### WORK TO DO:
The listing below contains a span that opens with the line containing "Recreate this image" and closes with the line containing "import matplotlib.pyplot as plt". Return that span exactly.

### INFORMATION SHOWN:

+++

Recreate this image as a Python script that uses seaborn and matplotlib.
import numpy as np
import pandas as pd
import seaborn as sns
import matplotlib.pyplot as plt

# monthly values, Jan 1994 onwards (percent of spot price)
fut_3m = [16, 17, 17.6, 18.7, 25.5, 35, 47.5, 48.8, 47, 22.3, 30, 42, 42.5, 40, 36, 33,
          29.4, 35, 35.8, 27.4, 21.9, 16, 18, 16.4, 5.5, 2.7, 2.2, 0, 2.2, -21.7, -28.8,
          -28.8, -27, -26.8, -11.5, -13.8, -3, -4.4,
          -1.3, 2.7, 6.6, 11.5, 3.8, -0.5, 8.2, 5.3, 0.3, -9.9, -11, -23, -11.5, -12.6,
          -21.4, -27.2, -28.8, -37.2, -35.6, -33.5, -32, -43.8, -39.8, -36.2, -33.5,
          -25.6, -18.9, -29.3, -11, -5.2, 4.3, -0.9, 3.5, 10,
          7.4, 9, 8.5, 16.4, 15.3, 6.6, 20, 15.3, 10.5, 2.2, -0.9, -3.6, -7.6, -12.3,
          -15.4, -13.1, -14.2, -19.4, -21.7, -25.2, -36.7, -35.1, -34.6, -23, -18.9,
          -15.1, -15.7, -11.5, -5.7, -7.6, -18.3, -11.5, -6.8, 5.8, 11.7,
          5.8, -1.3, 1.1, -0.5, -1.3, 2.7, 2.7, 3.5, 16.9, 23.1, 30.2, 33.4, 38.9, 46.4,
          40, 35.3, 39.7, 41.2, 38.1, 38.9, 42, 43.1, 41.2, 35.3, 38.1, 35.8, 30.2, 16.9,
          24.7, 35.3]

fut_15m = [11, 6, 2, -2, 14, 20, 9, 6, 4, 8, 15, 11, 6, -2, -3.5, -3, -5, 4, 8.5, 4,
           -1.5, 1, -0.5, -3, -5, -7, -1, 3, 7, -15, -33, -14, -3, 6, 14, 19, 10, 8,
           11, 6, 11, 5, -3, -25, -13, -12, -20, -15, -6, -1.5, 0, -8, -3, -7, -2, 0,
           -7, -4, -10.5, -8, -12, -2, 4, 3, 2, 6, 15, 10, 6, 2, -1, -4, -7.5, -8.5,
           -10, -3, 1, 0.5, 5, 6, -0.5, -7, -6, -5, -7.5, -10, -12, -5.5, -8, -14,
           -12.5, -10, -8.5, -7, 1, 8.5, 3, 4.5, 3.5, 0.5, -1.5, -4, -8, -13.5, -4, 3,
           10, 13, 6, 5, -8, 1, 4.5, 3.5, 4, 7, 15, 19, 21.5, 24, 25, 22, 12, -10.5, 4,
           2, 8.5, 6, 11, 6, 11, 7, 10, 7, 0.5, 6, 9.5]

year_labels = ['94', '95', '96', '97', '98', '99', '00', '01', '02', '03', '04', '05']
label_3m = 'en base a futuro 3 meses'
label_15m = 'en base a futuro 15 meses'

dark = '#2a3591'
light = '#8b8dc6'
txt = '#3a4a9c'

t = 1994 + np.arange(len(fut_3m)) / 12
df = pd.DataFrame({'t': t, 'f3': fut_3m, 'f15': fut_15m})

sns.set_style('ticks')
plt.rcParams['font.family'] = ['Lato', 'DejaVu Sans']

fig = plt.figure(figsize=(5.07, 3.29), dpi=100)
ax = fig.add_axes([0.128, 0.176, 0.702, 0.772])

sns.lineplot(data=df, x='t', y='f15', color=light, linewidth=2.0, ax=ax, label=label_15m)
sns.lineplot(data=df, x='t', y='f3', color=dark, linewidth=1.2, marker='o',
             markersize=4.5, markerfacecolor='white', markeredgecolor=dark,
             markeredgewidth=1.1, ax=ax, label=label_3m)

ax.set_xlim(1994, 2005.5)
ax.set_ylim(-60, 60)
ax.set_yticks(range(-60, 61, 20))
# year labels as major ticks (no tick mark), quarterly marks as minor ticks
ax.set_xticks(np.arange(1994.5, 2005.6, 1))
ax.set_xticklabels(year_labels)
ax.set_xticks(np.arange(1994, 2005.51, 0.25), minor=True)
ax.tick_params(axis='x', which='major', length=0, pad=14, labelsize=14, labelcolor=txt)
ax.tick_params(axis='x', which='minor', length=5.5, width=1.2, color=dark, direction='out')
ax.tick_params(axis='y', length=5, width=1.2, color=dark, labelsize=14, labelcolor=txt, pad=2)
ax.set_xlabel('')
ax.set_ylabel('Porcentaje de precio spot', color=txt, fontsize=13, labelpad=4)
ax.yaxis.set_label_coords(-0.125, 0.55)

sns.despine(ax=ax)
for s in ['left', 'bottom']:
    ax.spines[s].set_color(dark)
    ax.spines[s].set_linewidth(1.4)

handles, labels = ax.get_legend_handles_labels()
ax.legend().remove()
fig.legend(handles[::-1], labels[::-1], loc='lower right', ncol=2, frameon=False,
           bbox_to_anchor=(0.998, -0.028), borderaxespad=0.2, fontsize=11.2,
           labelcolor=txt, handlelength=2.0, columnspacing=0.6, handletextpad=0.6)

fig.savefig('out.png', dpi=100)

+++

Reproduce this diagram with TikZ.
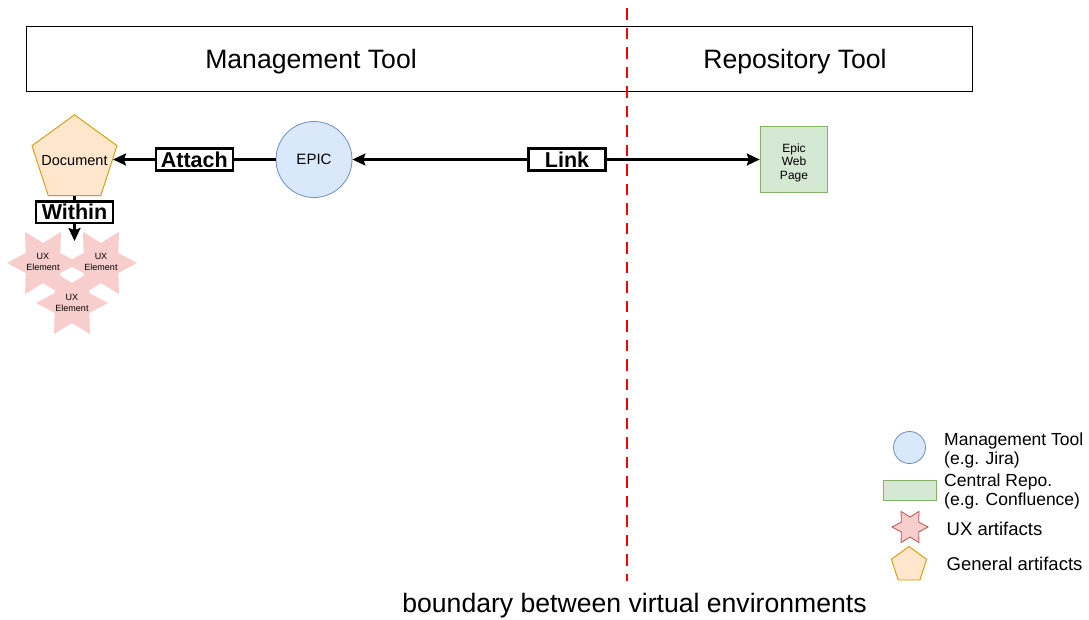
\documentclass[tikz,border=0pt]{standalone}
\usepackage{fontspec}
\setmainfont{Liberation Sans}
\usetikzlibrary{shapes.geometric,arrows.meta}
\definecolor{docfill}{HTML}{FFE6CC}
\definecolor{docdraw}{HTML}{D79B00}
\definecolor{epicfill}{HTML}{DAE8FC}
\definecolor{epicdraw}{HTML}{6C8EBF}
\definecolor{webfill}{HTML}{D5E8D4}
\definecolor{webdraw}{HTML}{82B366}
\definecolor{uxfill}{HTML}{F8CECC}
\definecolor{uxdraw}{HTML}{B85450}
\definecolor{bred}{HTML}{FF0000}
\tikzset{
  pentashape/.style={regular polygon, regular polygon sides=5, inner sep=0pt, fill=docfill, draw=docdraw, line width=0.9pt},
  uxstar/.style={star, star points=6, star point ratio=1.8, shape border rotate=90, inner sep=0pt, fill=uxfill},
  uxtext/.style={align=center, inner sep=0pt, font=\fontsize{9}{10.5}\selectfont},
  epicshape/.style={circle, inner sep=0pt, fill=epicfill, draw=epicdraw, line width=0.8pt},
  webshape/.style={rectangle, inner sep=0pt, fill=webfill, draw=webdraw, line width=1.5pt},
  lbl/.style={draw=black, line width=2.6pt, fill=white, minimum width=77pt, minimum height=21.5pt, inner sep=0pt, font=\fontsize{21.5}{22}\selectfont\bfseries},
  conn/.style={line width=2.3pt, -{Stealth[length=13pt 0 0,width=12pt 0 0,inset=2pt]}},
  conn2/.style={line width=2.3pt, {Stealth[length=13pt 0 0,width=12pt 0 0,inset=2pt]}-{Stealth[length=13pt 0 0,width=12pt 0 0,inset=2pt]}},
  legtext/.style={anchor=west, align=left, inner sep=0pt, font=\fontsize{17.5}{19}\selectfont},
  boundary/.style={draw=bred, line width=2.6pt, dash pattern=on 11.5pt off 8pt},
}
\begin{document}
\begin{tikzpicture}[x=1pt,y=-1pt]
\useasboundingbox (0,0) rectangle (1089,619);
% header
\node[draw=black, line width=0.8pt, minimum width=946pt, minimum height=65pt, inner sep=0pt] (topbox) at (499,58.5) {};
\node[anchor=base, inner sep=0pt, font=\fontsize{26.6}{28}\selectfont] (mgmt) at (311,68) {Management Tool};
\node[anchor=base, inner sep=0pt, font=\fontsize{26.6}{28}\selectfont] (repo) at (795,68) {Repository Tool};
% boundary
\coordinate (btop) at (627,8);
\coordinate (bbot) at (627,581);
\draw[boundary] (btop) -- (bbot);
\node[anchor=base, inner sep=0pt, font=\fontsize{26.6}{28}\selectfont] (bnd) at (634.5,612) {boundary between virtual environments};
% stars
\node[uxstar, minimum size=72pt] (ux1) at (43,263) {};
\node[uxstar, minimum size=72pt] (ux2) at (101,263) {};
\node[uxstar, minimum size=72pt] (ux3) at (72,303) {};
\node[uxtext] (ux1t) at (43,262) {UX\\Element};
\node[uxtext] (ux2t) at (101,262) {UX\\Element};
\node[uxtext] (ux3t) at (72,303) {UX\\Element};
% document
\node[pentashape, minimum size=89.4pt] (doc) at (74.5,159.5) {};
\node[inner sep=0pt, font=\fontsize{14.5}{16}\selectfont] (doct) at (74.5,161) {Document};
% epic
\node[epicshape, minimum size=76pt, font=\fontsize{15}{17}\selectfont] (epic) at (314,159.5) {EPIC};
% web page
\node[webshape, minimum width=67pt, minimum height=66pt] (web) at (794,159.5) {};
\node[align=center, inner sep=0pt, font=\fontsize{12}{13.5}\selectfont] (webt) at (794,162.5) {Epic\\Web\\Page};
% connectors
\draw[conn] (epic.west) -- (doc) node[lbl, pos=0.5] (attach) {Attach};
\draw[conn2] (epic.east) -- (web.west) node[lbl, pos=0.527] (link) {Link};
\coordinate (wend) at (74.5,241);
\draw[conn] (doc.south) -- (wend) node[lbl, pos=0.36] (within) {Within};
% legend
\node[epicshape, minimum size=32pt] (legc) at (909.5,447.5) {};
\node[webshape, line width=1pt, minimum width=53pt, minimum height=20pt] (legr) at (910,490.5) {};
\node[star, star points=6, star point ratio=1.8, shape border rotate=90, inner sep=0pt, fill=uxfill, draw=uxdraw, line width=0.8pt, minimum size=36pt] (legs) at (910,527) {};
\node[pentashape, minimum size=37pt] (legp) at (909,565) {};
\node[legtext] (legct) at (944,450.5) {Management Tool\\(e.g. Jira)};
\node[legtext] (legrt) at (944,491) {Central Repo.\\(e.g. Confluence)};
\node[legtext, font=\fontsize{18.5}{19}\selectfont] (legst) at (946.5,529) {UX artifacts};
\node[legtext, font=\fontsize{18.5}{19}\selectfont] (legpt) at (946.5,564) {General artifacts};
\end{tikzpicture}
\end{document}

+++

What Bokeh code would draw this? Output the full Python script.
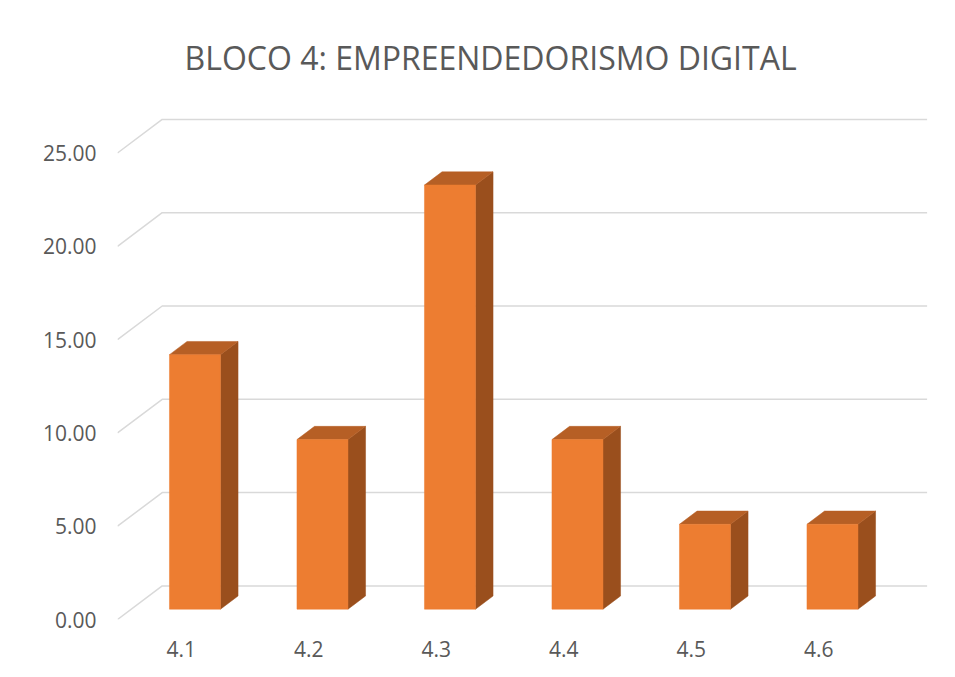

+++

### PROBLEM SOLUTION:
Recreate this image as a Python script that uses seaborn and matplotlib.
import numpy as np
import pandas as pd
import seaborn as sns
import matplotlib.pyplot as plt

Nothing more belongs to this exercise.